Objective >> Pictures within the data are to be left out; everything else must be reproduced exactly.

Material provided >>
########
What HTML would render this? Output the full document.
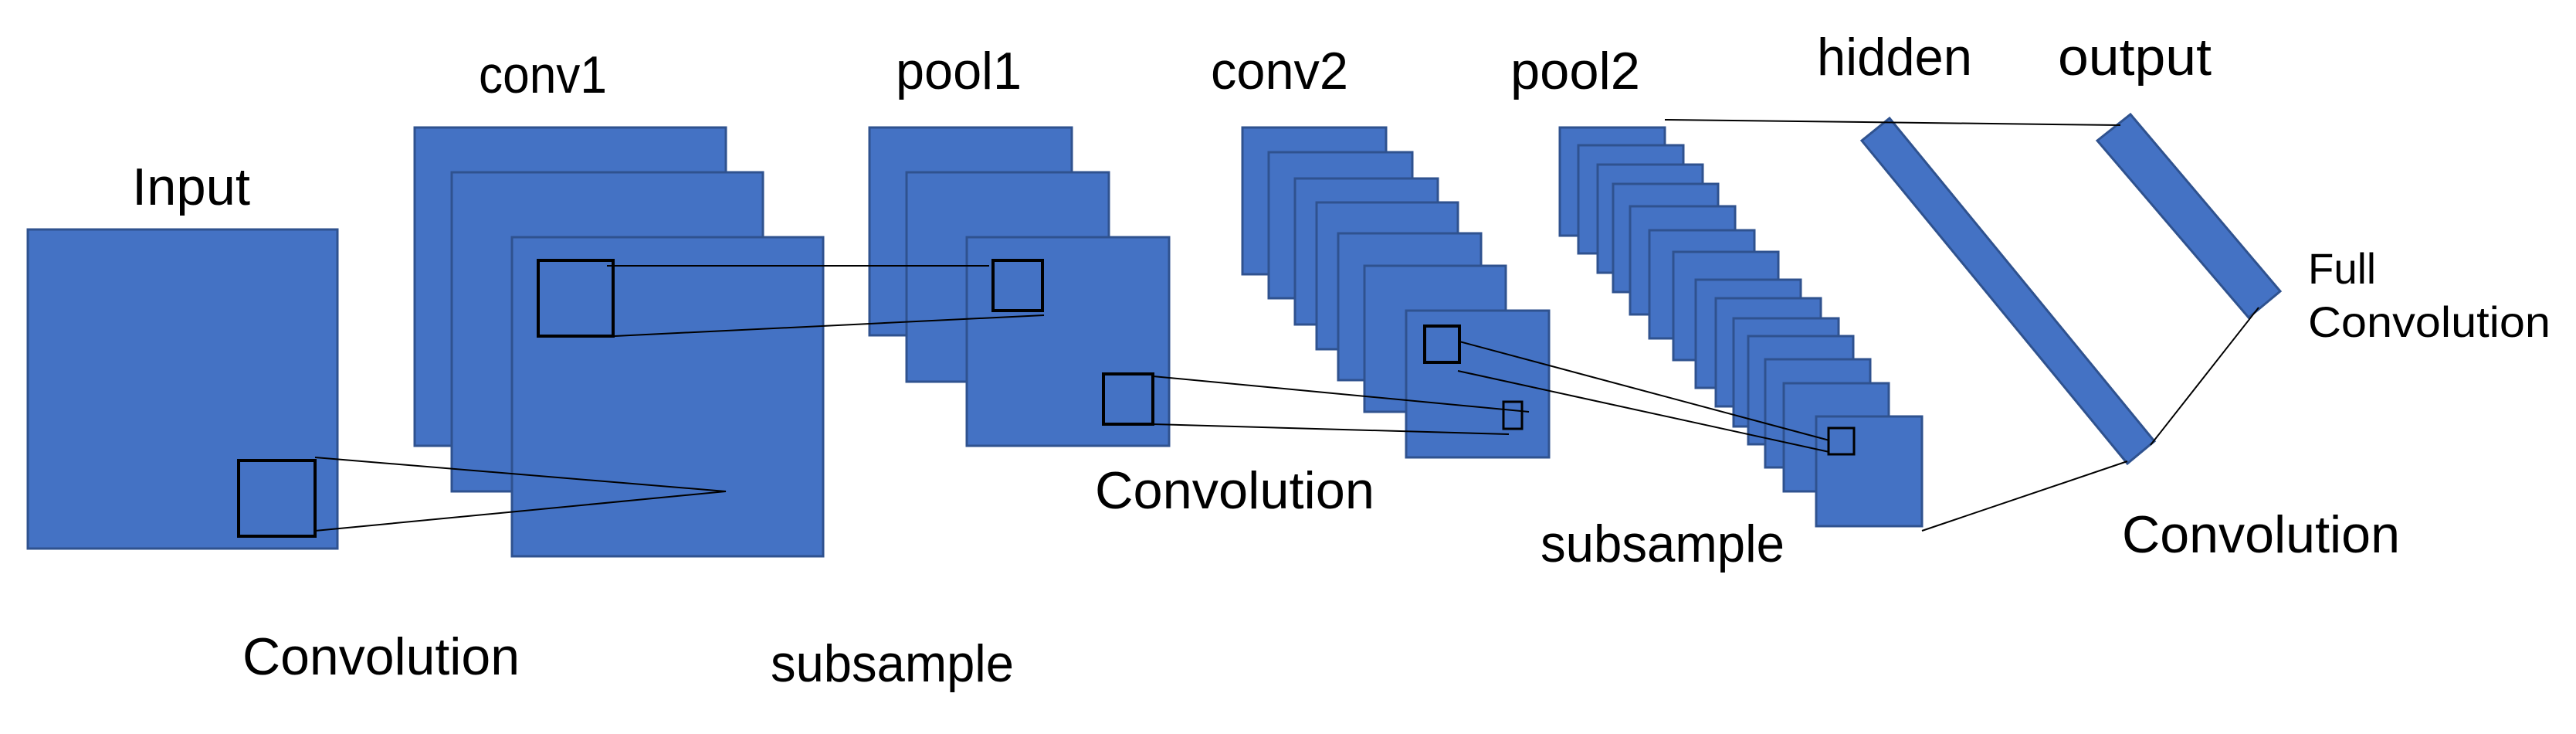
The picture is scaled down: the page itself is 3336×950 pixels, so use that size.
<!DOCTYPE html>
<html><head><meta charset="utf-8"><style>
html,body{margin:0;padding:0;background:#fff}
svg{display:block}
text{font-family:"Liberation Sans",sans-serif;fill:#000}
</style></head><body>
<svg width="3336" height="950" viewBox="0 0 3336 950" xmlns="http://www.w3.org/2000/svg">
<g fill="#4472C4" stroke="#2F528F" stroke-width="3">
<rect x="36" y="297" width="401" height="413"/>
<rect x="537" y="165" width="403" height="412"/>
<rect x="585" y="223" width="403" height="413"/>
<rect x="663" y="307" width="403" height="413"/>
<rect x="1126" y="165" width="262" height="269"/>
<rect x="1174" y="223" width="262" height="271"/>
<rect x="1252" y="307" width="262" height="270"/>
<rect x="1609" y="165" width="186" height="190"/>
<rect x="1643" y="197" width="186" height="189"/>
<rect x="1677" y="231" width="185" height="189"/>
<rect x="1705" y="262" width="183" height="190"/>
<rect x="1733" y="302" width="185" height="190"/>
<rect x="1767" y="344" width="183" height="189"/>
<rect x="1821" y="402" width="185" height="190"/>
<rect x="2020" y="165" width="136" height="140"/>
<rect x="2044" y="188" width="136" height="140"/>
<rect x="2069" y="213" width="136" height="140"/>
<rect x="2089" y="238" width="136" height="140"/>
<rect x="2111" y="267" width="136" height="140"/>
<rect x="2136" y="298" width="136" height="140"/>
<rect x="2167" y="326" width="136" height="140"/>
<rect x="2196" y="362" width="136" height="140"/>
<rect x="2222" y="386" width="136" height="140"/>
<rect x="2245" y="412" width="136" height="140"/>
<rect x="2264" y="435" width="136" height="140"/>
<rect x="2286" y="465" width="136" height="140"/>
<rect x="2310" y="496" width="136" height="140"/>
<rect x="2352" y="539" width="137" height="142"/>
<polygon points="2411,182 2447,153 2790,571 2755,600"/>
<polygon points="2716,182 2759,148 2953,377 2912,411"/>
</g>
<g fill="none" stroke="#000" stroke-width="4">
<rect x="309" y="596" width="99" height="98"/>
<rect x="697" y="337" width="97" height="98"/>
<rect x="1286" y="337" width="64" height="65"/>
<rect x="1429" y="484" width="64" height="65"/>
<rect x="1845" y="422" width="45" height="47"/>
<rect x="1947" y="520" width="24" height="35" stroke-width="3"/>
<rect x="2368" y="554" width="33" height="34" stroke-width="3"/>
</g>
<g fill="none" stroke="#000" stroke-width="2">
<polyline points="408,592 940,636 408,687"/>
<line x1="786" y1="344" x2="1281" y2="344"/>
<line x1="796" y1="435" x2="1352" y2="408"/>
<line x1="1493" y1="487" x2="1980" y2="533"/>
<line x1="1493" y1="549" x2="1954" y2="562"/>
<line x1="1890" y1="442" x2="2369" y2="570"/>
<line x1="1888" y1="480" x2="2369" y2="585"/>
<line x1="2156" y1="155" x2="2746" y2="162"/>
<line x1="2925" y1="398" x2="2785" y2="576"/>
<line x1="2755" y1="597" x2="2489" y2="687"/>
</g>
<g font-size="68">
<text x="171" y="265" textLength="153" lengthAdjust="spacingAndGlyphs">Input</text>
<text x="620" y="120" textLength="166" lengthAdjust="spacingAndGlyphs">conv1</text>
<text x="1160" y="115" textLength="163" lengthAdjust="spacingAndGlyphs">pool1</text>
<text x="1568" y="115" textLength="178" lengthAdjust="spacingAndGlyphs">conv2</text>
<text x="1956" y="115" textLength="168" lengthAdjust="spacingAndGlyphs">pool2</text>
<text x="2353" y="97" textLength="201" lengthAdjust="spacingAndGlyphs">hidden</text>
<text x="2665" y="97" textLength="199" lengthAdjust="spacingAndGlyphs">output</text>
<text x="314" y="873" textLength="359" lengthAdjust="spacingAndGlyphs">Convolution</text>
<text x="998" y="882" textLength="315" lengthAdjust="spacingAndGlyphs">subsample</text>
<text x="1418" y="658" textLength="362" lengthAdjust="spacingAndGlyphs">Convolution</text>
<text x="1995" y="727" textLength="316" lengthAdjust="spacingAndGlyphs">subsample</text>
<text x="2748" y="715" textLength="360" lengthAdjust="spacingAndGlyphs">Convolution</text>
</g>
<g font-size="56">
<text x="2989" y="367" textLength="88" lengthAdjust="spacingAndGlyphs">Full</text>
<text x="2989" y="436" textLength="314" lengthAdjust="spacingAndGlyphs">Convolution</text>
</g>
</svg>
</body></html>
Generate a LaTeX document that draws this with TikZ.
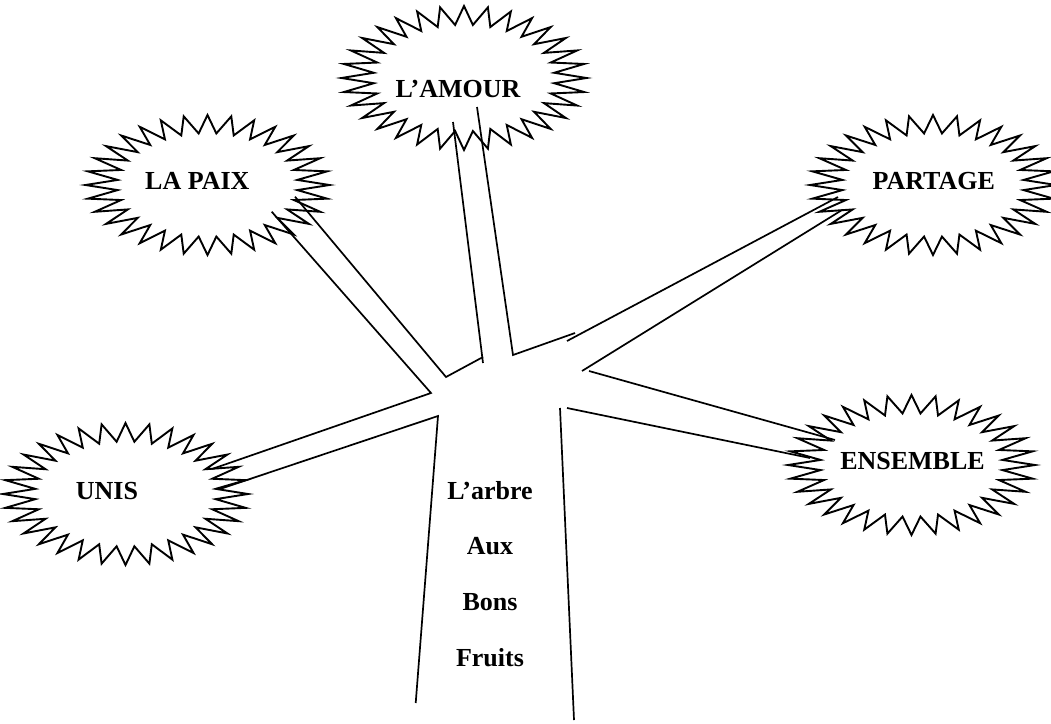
########
Full answer >>
What HTML would render this? Output the full document.
The picture is scaled down: the page itself is 3336×950 pixels, so use that size.
<!DOCTYPE html>
<html><head><meta charset="utf-8"><style>
html,body{margin:0;padding:0;background:#fff}
svg{display:block}
text{font-family:"Liberation Sans",sans-serif;fill:#000}
</style></head><body>
<svg width="3336" height="950" viewBox="0 0 3336 950" xmlns="http://www.w3.org/2000/svg">
<g fill="#4472C4" stroke="#2F528F" stroke-width="3">
<rect x="36" y="297" width="401" height="413"/>
<rect x="537" y="165" width="403" height="412"/>
<rect x="585" y="223" width="403" height="413"/>
<rect x="663" y="307" width="403" height="413"/>
<rect x="1126" y="165" width="262" height="269"/>
<rect x="1174" y="223" width="262" height="271"/>
<rect x="1252" y="307" width="262" height="270"/>
<rect x="1609" y="165" width="186" height="190"/>
<rect x="1643" y="197" width="186" height="189"/>
<rect x="1677" y="231" width="185" height="189"/>
<rect x="1705" y="262" width="183" height="190"/>
<rect x="1733" y="302" width="185" height="190"/>
<rect x="1767" y="344" width="183" height="189"/>
<rect x="1821" y="402" width="185" height="190"/>
<rect x="2020" y="165" width="136" height="140"/>
<rect x="2044" y="188" width="136" height="140"/>
<rect x="2069" y="213" width="136" height="140"/>
<rect x="2089" y="238" width="136" height="140"/>
<rect x="2111" y="267" width="136" height="140"/>
<rect x="2136" y="298" width="136" height="140"/>
<rect x="2167" y="326" width="136" height="140"/>
<rect x="2196" y="362" width="136" height="140"/>
<rect x="2222" y="386" width="136" height="140"/>
<rect x="2245" y="412" width="136" height="140"/>
<rect x="2264" y="435" width="136" height="140"/>
<rect x="2286" y="465" width="136" height="140"/>
<rect x="2310" y="496" width="136" height="140"/>
<rect x="2352" y="539" width="137" height="142"/>
<polygon points="2411,182 2447,153 2790,571 2755,600"/>
<polygon points="2716,182 2759,148 2953,377 2912,411"/>
</g>
<g fill="none" stroke="#000" stroke-width="4">
<rect x="309" y="596" width="99" height="98"/>
<rect x="697" y="337" width="97" height="98"/>
<rect x="1286" y="337" width="64" height="65"/>
<rect x="1429" y="484" width="64" height="65"/>
<rect x="1845" y="422" width="45" height="47"/>
<rect x="1947" y="520" width="24" height="35" stroke-width="3"/>
<rect x="2368" y="554" width="33" height="34" stroke-width="3"/>
</g>
<g fill="none" stroke="#000" stroke-width="2">
<polyline points="408,592 940,636 408,687"/>
<line x1="786" y1="344" x2="1281" y2="344"/>
<line x1="796" y1="435" x2="1352" y2="408"/>
<line x1="1493" y1="487" x2="1980" y2="533"/>
<line x1="1493" y1="549" x2="1954" y2="562"/>
<line x1="1890" y1="442" x2="2369" y2="570"/>
<line x1="1888" y1="480" x2="2369" y2="585"/>
<line x1="2156" y1="155" x2="2746" y2="162"/>
<line x1="2925" y1="398" x2="2785" y2="576"/>
<line x1="2755" y1="597" x2="2489" y2="687"/>
</g>
<g font-size="68">
<text x="171" y="265" textLength="153" lengthAdjust="spacingAndGlyphs">Input</text>
<text x="620" y="120" textLength="166" lengthAdjust="spacingAndGlyphs">conv1</text>
<text x="1160" y="115" textLength="163" lengthAdjust="spacingAndGlyphs">pool1</text>
<text x="1568" y="115" textLength="178" lengthAdjust="spacingAndGlyphs">conv2</text>
<text x="1956" y="115" textLength="168" lengthAdjust="spacingAndGlyphs">pool2</text>
<text x="2353" y="97" textLength="201" lengthAdjust="spacingAndGlyphs">hidden</text>
<text x="2665" y="97" textLength="199" lengthAdjust="spacingAndGlyphs">output</text>
<text x="314" y="873" textLength="359" lengthAdjust="spacingAndGlyphs">Convolution</text>
<text x="998" y="882" textLength="315" lengthAdjust="spacingAndGlyphs">subsample</text>
<text x="1418" y="658" textLength="362" lengthAdjust="spacingAndGlyphs">Convolution</text>
<text x="1995" y="727" textLength="316" lengthAdjust="spacingAndGlyphs">subsample</text>
<text x="2748" y="715" textLength="360" lengthAdjust="spacingAndGlyphs">Convolution</text>
</g>
<g font-size="56">
<text x="2989" y="367" textLength="88" lengthAdjust="spacingAndGlyphs">Full</text>
<text x="2989" y="436" textLength="314" lengthAdjust="spacingAndGlyphs">Convolution</text>
</g>
</svg>
</body></html>
Generate a LaTeX document that draws this with TikZ.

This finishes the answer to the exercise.